Unfortunately, just as she is about to leave, Jacqueline answers a phone call from the catering agency, and learns that her husband is not going to be all by himself eating the frozen tortellini she left for him. He explains that Robert is coming, and they were planning an old bachelors’ reunion.

What Bernard doesn’t know is that Robert is Jacqueline’s lover, and she has no intention of missing a chance to spend time with him. Telling her mother she has the flu, she announces that she is looking forward to spending time with their oldest friend.

Suzanne is due to arrive any moment. A desperate Bernard takes Jacqueline out to shop for groceries, telling Robert that he will have to pretend that Suzanne is his (Robert’s) mistress, and that he will have to explain the circumstances to her when she gets there.

Robert answers the door, reluctantly, and greets Suzette. She isn’t what he expected, and he doesn’t want to do this anyway, but he is Bernard’s best friend, and by the time Bernard and Jacqueline return, he introduces her as his mistress.

Bernard is aghast. He has never seen this person before. Jacqueline is outraged. Robert is betraying her. Suzette is bemused. She is willing to play any role the men want, but each additional detail costs another 200 francs…

Just then the doorbell rings again, and Suzanne arrives, chic and elegant in the 20,000 franc coat and a pouty expression. Since she can’t be Robert’s mistress, she will have to be introduced as the cook, whose name, of course, is Suzette…

Don’t Dress For Dinner, which opened on May 7 as the first production of Town Players of Newtwn’s 2004 season, was originally a French farce, a fact that becomes clear when a large part of the plot centers on the mess a Parisian model can make out of a cordon bleu menu…

Director Evelyne Thomas guides the group through their paces with a deft hand, and keeps the audience laughing continuously.

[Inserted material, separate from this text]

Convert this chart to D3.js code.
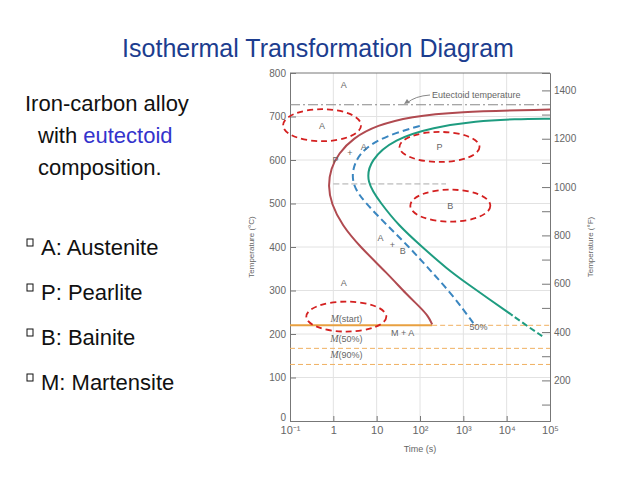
<!DOCTYPE html><html><head><meta charset="utf-8"><script src="https://cdn.jsdelivr.net/npm/d3@7/dist/d3.min.js"></script>
<style>body{margin:0;background:#fff}</style></head><body><svg id="c" width="638" height="479"></svg>
<script>
const startCurve=[[2.28,222],[2.2,240],[2.0,262],[1.7,290],[1.24,340],[0.62,400],[0.2,450],[-0.05,500],[-0.12,540],[-0.06,580],[0.12,615],[0.45,650],[1.0,680],[1.8,700],[2.8,711],[5,716]];
const halfCurve=[[3.23,225],[2.75,290],[2.23,347],[1.75,400],[1.24,450],[0.75,500],[0.4,545],[0.48,600],[0.85,638],[1.45,663],[2.05,680]];
const endSolid=[[4.1,245],[3.6,280],[3.1,315],[2.62,350],[2.05,400],[1.5,450],[1.1,500],[0.75,550],[0.85,600],[1.4,648],[2.3,675],[3.3,690],[4.2,694],[5,695]];
const endDash=[[4.82,195],[4.38,225],[4.1,245]];
const tempC=[0,100,200,300,400,500,600,700,800];
const tempF=[200,400,600,800,1000,1200,1400];
const timeTicks=["10\u207b\u00b9","1","10","10\u00b2","10\u00b3","10\u2074","10\u2075"];
const msLines=[[220,"M(start)"],[167,"M(50%)"],[130,"M(90%)"]];
const ellipses=[[-0.26,680,39,16],[2.45,630,40,15],[2.7,495,40,16],[0.3,240,40,15]];
const svg=d3.select("#c");
const x=d3.scaleLinear().domain([-1,5]).range([290,550]);
const y=d3.scaleLinear().domain([0,800]).range([421,73]);
const yF=d3.scaleLinear().domain([32,1472]).range([421,73]);
const gray="#777";
svg.append("text").attr("x",318).attr("y",57).attr("text-anchor","middle").attr("font-family","Liberation Sans, Arial").attr("font-size",25).attr("fill","#1c3d8f").text("Isothermal Transformation Diagram");
const lf="Liberation Sans, Arial";
function t(xx,yy,s,sz){return svg.append("text").attr("x",xx).attr("y",yy).attr("font-family",lf).attr("font-size",sz||22).attr("fill","#111").text(s);}
t(25,111,"Iron-carbon alloy");
const w=t(38,143,"with ");w.append("tspan").attr("fill","#3333cc").text("eutectoid");
t(38,175,"composition.");
["A: Austenite","P: Pearlite","B: Bainite","M: Martensite"].forEach((s,i)=>{
 svg.append("rect").attr("x",27).attr("y",239+i*45).attr("width",6).attr("height",7).attr("fill","none").attr("stroke","#111").attr("stroke-width",1);
 t(41,255+i*45,s);
});
const g=svg.append("g");
d3.range(0,5).forEach(d=>g.append("line").attr("x1",x(d)).attr("x2",x(d)).attr("y1",y(0)).attr("y2",y(800)).attr("stroke","#e2e2e2"));
tempC.slice(1,8).forEach(d=>g.append("line").attr("x1",x(-1)).attr("x2",x(5)).attr("y1",y(d)).attr("y2",y(d)).attr("stroke","#e2e2e2"));
const ax=svg.append("g").attr("transform",`translate(0,${y(0)})`).call(d3.axisBottom(x).tickValues(d3.range(-1,6)).tickFormat((d,i)=>timeTicks[i]).tickSize(-5).tickPadding(5));
const ay=svg.append("g").attr("transform",`translate(${x(-1)},0)`).call(d3.axisLeft(y).tickValues(tempC).tickSize(-6).tickPadding(4));
const aF=svg.append("g").attr("transform",`translate(${x(5)},0)`).call(d3.axisRight(yF).tickValues(d3.range(100,1500,100)).tickFormat(d=>tempF.includes(d)?d:"").tickSize(-8).tickPadding(4));
svg.append("line").attr("x1",x(-1)).attr("x2",x(5)).attr("y1",y(800)).attr("y2",y(800)).attr("stroke",gray);
[ax,ay,aF].forEach(a=>{a.selectAll("path,line").attr("stroke",gray);a.selectAll("text").attr("fill","#666").attr("font-size",10).attr("font-family",lf);});
ax.selectAll("text").attr("font-size",11);
ay.selectAll(".tick").filter(d=>d===0).select("text").attr("dy","-0.1em");
svg.append("text").attr("x",420).attr("y",452).attr("text-anchor","middle").attr("font-family",lf).attr("font-size",9).attr("fill","#666").text("Time (s)");
svg.append("text").attr("transform",`translate(254,247) rotate(-90)`).attr("text-anchor","middle").attr("font-family",lf).attr("font-size",8).attr("fill","#666").text("Temperature (°C)");
svg.append("text").attr("transform",`translate(593,247) rotate(-90)`).attr("text-anchor","middle").attr("font-family",lf).attr("font-size",8).attr("fill","#666").text("Temperature (°F)");
svg.append("line").attr("x1",x(-1)).attr("x2",x(5)).attr("y1",y(727)).attr("y2",y(727)).attr("stroke","#888").attr("stroke-dasharray","10,3,2,3");
svg.append("text").attr("x",432).attr("y",98).attr("font-family",lf).attr("font-size",9).attr("fill","#666").text("Eutectoid temperature");
svg.append("path").attr("d",`M430,95 Q415,96 407,103`).attr("fill","none").attr("stroke","#888");
svg.append("path").attr("d","M404,104 l6,-1 l-3,-4z").attr("fill","#888");
svg.append("line").attr("x1",x(0)).attr("x2",x(2.6)).attr("y1",y(545)).attr("y2",y(545)).attr("stroke","#aaa").attr("stroke-dasharray","6,3");
const orange="#f0b060";
svg.append("line").attr("x1",x(-1)).attr("x2",x(2.28)).attr("y1",y(220)).attr("y2",y(220)).attr("stroke","#e8a040").attr("stroke-width",2);
svg.append("line").attr("x1",x(2.28)).attr("x2",x(5)).attr("y1",y(220)).attr("y2",y(220)).attr("stroke",orange).attr("stroke-dasharray","5,3");
msLines.slice(1).forEach(m=>svg.append("line").attr("x1",x(-1)).attr("x2",x(5)).attr("y1",y(m[0])).attr("y2",y(m[0])).attr("stroke",orange).attr("stroke-dasharray","5,3"));
const lab=[[0.3,228],[0.3,181],[0.3,144]];
msLines.forEach((m,i)=>{const tx=svg.append("text").attr("x",x(lab[i][0])).attr("y",y(lab[i][1])).attr("text-anchor","middle").attr("font-family","Liberation Serif, serif").attr("font-size",10).attr("fill","#666");
 tx.append("tspan").attr("font-style","italic").text("M");tx.append("tspan").attr("font-family",lf).attr("font-size",9).text(m[1].slice(1));});
const line=d3.line().x(d=>x(d[0])).y(d=>y(d[1])).curve(d3.curveBasis);
svg.append("path").datum(startCurve).attr("d",line).attr("fill","none").attr("stroke","#b04a50").attr("stroke-width",2);
svg.append("path").datum(halfCurve).attr("d",line).attr("fill","none").attr("stroke","#3a86c0").attr("stroke-width",2).attr("stroke-dasharray","7,4");
svg.append("path").datum(endSolid).attr("d",line).attr("fill","none").attr("stroke","#1e9c80").attr("stroke-width",2);
svg.append("path").datum(endDash).attr("d",line).attr("fill","none").attr("stroke","#1e9c80").attr("stroke-width",2).attr("stroke-dasharray","6,3");
function sl(lx,ly,s){svg.append("text").attr("x",x(lx)).attr("y",y(ly)).attr("text-anchor","middle").attr("font-family",lf).attr("font-size",9).attr("fill","#666").text(s);}
sl(-0.26,672,"A");sl(0.24,766,"A");sl(2.45,622,"P");sl(2.7,488,"B");sl(0.24,311,"A");sl(1.6,195,"M + A");sl(3.35,210,"50%");
sl(0.05,593,"P");sl(0.7,622,"A");sl(1.09,413,"A");sl(1.6,383,"B");sl(0.38,610,"+");sl(1.36,398,"+");
ellipses.forEach(e=>svg.append("ellipse").attr("cx",x(e[0])).attr("cy",y(e[1])).attr("rx",e[2]).attr("ry",e[3]).attr("fill","none").attr("stroke","#d42020").attr("stroke-width",1.8).attr("stroke-dasharray","6,4"));
</script></body></html>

Doug Miller is particularly good as the reluctant Robert, and Texas transplant Phyllis Gonzales is terrific as the imperturbable Suzette.

In their attempts to communicate behind Jacqueline’s back, Miller and Ron Malyszka  (as Bernard) are very funny. After all, it takes a great deal of body language to telegraph the message “This woman is not the one who is supposed to be your mistress…”

As Jacqueline, Suzanne Kinnear expresses her dudgeon highly, wielding a soda siphon with such lethal accuracy that her husband has to keep changing his clothes (hence the title).

The cast is rounded out with Erica O’ Connor (or her sister, Jillian Edo) in the role of  Suzanne,  and Ron Pawlikowski  doing a comic turn as the cook’s husband, when he comes to collect her at the end of the evening.

For those who like farce, this is entertaining and well done.